Reasons to keep hard copy retention schedules:
Paper storage is laid out by the law. The law requires it,
or people want to prove their cases with written proof. The
first reason refers to the legal requirements that are necessary
which makes it impossible for an electronic original to do
the same thing. For example, the signature on contracts with
the statement " read and approved". These are examples
from the labor law, insurance law and consumer law.
The second reason to keep a hard copy archive is mostly because
it is required by the government. Most of these hard copy
archives are related to social
security documents, accounting documents, corporate
law documents, VAT documents etc... It is clear that
the government opts to use electronic storage for social documents.

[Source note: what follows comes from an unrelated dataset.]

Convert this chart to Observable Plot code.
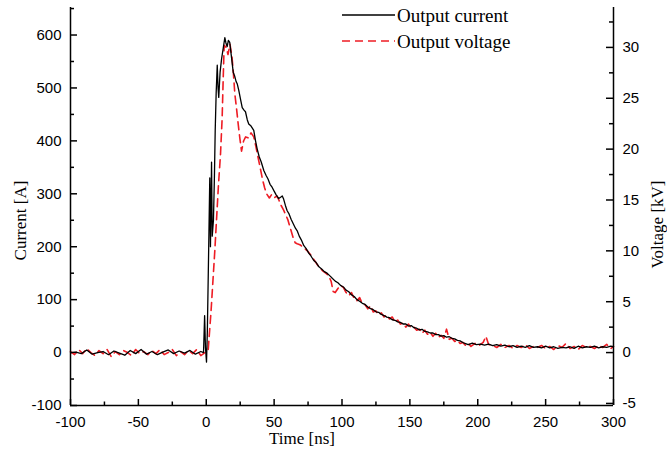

The first application that proved this governmental electronic
elaboration is the Dimona declaration: This is a labor situation
where every direct declaration is entered electronically by
employers who are obliged by law to do so. Very important
is that the government will centralize this information and
will, at the end be the only unique source concerning this
data. The government will store this information electronically
which implies that companies no longer need to retain a hard
copy staff register.
The situation is completely different for accounting
and
fiscal documents. Companies are not so pleased
to hand over these kind of documents to a governmental institution
and companies are confronted with a bunch of inconsistent
legislations. VAT,
Excise duties, accounting legislation,
bankruptcy laws etc... It all results into a mixture
of an electronic and a hard copy archive.
The 3rd reason not to abandon papery archives is because
of its probative
value. We don't want to go into the juridical description
of the value as evidence in the civil law, corporate law and
criminal law. We also don't want to explain the difference
between a juridical fact or act, the legal requirements or
the legitimacy of the evidence. There will be still some fixed
content attached to an archival process because the legislation
on e-archiving hasn't been laid out yet properly by the government.